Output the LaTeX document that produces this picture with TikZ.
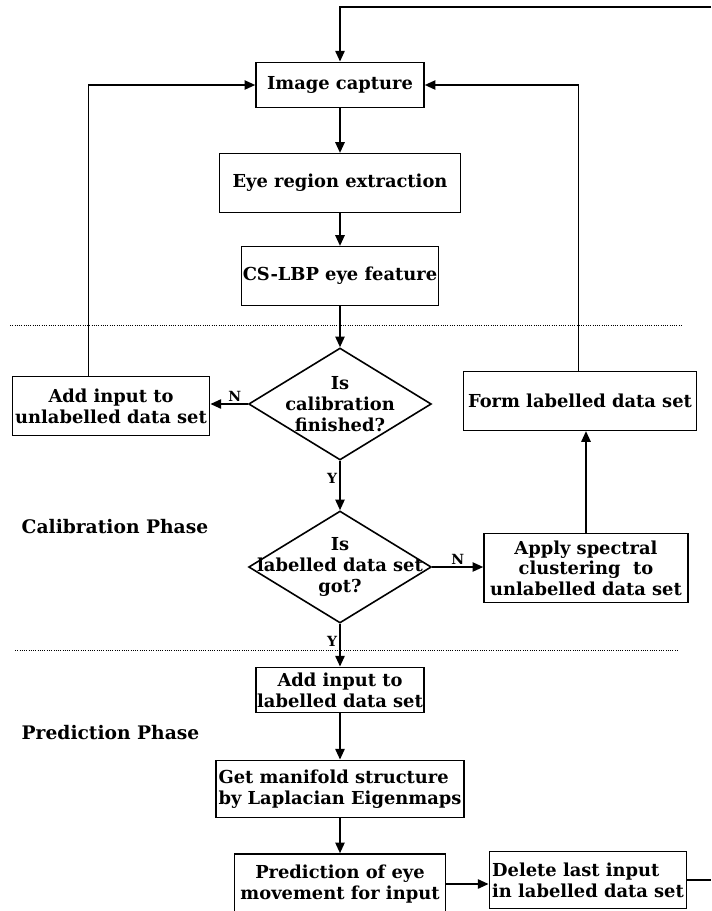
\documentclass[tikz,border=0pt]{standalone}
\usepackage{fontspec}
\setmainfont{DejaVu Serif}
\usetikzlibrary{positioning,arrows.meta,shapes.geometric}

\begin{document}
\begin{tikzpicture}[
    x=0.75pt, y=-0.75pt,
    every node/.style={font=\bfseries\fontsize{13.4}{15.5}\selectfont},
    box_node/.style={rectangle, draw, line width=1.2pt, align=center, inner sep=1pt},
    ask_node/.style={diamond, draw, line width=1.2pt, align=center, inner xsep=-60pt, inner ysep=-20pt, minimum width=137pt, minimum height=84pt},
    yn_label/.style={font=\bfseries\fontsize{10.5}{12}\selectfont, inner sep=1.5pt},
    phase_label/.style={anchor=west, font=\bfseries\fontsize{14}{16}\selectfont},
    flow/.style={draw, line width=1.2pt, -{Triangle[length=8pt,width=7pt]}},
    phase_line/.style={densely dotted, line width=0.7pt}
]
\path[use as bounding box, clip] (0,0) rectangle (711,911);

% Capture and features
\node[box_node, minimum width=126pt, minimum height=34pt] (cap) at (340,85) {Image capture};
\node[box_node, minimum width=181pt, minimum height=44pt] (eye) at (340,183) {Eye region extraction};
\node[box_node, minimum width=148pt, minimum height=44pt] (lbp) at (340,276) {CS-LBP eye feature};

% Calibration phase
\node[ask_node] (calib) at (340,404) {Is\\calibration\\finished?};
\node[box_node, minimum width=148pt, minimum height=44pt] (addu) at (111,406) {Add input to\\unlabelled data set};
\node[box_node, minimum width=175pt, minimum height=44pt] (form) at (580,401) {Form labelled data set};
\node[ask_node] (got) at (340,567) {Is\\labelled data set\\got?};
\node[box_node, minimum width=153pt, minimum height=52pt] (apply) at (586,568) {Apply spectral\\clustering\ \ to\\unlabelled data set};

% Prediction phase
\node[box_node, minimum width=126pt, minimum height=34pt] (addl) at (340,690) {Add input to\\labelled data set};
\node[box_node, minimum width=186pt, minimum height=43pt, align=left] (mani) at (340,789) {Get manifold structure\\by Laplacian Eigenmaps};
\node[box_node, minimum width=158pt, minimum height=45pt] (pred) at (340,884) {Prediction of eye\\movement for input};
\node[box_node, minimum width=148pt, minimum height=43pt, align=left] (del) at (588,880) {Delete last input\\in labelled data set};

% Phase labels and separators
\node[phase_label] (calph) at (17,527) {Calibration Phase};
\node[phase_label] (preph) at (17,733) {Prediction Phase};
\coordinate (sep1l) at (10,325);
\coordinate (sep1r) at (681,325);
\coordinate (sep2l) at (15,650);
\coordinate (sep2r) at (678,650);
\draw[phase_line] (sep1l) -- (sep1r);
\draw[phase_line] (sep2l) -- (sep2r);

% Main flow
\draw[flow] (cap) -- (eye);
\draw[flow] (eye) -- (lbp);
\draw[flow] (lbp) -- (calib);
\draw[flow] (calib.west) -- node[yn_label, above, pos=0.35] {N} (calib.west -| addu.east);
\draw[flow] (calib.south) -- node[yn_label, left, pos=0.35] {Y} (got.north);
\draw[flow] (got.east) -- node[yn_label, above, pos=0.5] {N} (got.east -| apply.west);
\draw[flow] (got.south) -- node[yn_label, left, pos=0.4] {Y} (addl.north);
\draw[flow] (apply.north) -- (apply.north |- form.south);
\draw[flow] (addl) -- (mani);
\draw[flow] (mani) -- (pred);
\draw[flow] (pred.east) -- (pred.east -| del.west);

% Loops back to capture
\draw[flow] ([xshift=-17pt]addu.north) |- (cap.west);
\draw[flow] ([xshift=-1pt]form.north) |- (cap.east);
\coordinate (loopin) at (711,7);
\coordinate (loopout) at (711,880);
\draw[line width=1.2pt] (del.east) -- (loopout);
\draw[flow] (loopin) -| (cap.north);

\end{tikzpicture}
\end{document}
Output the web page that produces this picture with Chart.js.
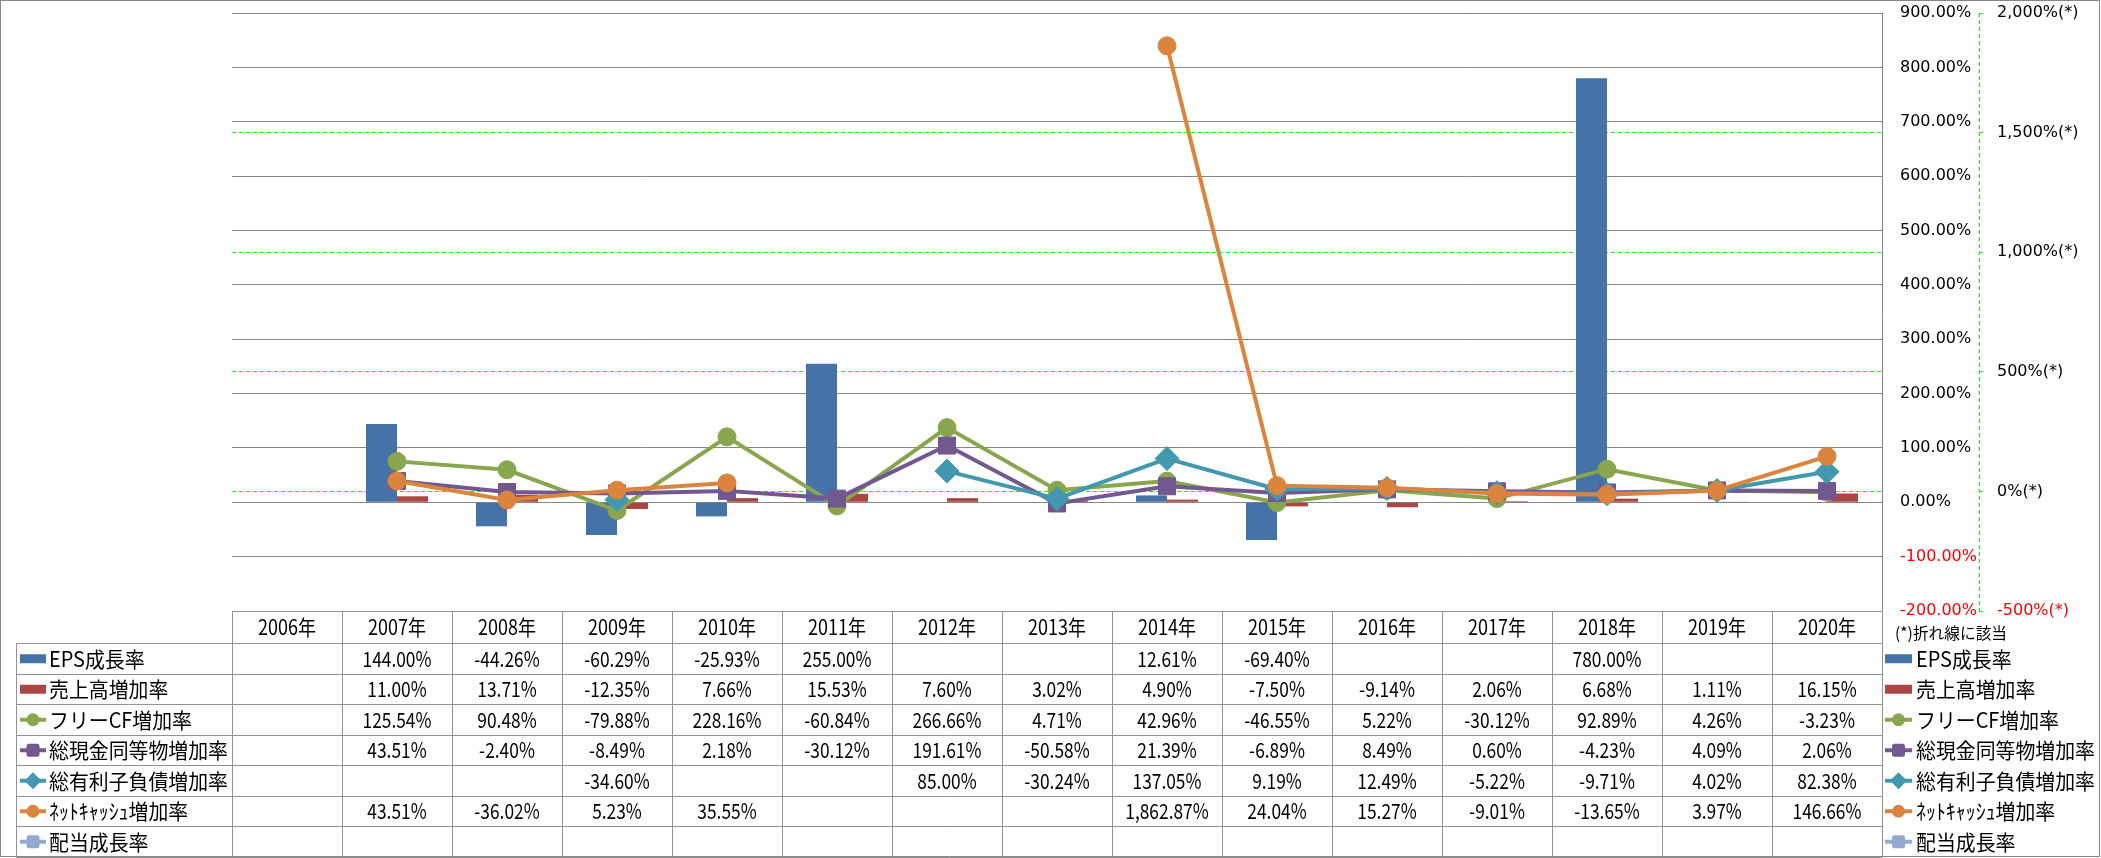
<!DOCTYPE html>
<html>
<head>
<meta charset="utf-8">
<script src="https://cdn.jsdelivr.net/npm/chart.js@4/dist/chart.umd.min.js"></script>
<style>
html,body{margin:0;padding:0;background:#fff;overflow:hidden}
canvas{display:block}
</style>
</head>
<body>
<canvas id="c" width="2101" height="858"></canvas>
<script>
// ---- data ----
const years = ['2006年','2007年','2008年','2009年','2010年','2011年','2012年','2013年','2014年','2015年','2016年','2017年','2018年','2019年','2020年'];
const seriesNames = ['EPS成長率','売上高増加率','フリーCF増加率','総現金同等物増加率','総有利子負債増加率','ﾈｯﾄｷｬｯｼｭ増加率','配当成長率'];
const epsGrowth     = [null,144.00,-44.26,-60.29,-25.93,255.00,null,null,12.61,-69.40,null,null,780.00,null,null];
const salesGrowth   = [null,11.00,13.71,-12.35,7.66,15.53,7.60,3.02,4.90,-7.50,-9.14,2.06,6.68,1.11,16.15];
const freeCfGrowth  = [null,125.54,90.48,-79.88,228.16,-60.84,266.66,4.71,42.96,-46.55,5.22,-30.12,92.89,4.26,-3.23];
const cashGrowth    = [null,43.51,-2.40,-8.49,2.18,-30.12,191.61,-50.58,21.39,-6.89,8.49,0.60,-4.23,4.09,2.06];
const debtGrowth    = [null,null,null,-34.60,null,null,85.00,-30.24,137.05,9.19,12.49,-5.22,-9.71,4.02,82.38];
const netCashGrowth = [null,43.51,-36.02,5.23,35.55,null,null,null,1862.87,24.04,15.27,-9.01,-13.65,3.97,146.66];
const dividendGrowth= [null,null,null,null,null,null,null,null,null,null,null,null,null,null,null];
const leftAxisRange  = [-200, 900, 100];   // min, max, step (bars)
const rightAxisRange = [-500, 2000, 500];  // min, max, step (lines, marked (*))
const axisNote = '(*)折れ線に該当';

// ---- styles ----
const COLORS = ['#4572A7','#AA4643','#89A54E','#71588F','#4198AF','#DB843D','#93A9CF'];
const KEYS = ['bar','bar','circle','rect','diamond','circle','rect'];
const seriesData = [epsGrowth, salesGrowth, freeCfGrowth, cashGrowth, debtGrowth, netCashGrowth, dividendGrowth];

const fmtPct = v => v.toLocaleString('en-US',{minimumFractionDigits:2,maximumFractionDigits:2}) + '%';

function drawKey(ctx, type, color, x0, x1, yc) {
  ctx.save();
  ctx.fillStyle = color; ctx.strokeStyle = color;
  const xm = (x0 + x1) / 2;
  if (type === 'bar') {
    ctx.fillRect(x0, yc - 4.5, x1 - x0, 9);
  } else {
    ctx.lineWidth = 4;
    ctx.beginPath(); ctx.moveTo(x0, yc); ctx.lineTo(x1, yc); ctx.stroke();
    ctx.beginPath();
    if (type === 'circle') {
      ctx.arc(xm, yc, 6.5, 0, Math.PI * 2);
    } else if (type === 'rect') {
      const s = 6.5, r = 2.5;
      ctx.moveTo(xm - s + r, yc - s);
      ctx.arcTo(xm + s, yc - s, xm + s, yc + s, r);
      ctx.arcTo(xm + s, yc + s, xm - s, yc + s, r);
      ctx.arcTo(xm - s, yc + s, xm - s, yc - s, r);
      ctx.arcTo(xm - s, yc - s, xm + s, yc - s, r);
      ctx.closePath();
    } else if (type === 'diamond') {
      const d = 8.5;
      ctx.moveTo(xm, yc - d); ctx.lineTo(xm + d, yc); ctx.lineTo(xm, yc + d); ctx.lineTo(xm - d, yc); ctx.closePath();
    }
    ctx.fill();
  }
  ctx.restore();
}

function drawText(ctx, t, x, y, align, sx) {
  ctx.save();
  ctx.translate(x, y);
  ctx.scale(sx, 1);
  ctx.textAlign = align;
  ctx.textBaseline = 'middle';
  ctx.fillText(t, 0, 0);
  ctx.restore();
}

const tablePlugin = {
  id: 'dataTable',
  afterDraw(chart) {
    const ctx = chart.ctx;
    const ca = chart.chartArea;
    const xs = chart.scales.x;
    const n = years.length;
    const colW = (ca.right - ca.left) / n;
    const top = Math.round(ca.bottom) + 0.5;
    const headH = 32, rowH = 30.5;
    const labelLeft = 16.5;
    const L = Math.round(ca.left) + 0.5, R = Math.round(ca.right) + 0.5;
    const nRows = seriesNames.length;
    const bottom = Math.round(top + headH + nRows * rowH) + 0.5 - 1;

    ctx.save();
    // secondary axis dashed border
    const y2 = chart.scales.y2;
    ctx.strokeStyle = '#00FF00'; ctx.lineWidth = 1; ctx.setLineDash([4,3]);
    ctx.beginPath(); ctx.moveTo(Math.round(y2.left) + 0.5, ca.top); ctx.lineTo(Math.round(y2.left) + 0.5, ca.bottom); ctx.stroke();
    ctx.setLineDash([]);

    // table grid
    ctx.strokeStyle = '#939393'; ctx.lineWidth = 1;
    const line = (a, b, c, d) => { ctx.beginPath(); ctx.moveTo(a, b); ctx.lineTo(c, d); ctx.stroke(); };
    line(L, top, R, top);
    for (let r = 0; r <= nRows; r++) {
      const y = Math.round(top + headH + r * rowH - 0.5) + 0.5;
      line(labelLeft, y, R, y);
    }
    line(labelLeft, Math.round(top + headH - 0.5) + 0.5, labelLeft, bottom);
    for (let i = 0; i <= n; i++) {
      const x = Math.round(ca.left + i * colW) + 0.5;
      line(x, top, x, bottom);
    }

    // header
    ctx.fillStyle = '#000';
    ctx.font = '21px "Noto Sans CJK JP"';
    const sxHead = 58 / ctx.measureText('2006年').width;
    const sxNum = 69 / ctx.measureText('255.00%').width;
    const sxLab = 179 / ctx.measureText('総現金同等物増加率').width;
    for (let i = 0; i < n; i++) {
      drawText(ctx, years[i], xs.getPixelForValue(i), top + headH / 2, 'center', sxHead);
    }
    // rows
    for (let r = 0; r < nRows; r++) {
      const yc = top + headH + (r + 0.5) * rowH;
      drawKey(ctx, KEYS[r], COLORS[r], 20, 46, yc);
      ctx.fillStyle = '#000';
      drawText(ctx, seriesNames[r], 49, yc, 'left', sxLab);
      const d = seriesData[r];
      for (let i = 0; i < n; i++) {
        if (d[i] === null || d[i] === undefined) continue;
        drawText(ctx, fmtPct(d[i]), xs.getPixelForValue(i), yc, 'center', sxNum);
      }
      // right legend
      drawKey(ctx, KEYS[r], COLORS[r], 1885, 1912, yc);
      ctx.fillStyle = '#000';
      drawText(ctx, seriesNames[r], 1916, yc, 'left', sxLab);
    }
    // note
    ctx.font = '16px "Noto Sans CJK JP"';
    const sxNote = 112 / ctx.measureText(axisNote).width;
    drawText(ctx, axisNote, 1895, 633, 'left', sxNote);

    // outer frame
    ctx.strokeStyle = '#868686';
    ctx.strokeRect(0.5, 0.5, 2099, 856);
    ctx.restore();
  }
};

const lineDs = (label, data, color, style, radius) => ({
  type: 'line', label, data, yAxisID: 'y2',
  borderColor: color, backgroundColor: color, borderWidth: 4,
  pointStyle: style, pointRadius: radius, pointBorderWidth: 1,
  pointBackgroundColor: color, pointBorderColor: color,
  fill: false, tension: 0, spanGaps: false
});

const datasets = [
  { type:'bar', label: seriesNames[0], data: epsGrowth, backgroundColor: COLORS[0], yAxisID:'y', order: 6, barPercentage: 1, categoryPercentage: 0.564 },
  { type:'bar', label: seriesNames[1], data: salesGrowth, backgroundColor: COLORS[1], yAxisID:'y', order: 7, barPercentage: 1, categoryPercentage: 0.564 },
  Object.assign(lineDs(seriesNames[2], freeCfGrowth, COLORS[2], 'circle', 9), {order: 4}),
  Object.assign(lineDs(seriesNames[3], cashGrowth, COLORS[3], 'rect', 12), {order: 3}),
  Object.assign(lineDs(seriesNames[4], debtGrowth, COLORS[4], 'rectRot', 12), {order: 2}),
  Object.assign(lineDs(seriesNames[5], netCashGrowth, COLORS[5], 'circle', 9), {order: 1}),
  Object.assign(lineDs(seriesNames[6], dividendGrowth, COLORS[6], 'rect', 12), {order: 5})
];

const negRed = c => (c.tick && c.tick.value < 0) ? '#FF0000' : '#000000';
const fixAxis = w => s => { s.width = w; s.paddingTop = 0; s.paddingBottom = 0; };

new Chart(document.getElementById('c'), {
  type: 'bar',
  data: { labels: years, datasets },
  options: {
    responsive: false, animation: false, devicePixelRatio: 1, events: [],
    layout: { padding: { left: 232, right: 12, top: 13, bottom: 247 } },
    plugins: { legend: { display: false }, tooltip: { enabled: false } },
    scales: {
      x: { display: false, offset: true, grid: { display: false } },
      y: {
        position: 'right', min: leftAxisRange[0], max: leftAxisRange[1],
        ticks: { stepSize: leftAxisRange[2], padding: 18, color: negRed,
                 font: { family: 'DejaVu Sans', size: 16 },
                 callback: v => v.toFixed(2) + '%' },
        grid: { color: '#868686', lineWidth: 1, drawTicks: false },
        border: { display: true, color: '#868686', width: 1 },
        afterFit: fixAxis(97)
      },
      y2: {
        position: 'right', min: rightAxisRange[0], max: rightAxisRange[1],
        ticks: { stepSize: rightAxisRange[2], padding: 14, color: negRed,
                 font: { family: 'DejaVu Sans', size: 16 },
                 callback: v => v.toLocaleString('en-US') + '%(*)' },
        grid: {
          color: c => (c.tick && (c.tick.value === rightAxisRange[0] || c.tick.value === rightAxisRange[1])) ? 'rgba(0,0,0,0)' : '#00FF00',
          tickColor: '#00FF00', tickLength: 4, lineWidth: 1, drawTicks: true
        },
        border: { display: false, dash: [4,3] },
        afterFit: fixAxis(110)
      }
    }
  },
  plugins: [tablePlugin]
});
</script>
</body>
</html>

:::

Leave the pictures out and copy exactly the lines from the one with "Output the web" through the one with "const axisNote = '(*)折れ線に該当';", nothing more.

Output the web page that produces this picture with Chart.js.
<!DOCTYPE html>
<html>
<head>
<meta charset="utf-8">
<script src="https://cdn.jsdelivr.net/npm/chart.js@4/dist/chart.umd.min.js"></script>
<style>
html,body{margin:0;padding:0;background:#fff;overflow:hidden}
canvas{display:block}
</style>
</head>
<body>
<canvas id="c" width="2101" height="858"></canvas>
<script>
// ---- data ----
const years = ['2006年','2007年','2008年','2009年','2010年','2011年','2012年','2013年','2014年','2015年','2016年','2017年','2018年','2019年','2020年'];
const seriesNames = ['EPS成長率','売上高増加率','フリーCF増加率','総現金同等物増加率','総有利子負債増加率','ﾈｯﾄｷｬｯｼｭ増加率','配当成長率'];
const epsGrowth     = [null,144.00,-44.26,-60.29,-25.93,255.00,null,null,12.61,-69.40,null,null,780.00,null,null];
const salesGrowth   = [null,11.00,13.71,-12.35,7.66,15.53,7.60,3.02,4.90,-7.50,-9.14,2.06,6.68,1.11,16.15];
const freeCfGrowth  = [null,125.54,90.48,-79.88,228.16,-60.84,266.66,4.71,42.96,-46.55,5.22,-30.12,92.89,4.26,-3.23];
const cashGrowth    = [null,43.51,-2.40,-8.49,2.18,-30.12,191.61,-50.58,21.39,-6.89,8.49,0.60,-4.23,4.09,2.06];
const debtGrowth    = [null,null,null,-34.60,null,null,85.00,-30.24,137.05,9.19,12.49,-5.22,-9.71,4.02,82.38];
const netCashGrowth = [null,43.51,-36.02,5.23,35.55,null,null,null,1862.87,24.04,15.27,-9.01,-13.65,3.97,146.66];
const dividendGrowth= [null,null,null,null,null,null,null,null,null,null,null,null,null,null,null];
const leftAxisRange  = [-200, 900, 100];   // min, max, step (bars)
const rightAxisRange = [-500, 2000, 500];  // min, max, step (lines, marked (*))
const axisNote = '(*)折れ線に該当';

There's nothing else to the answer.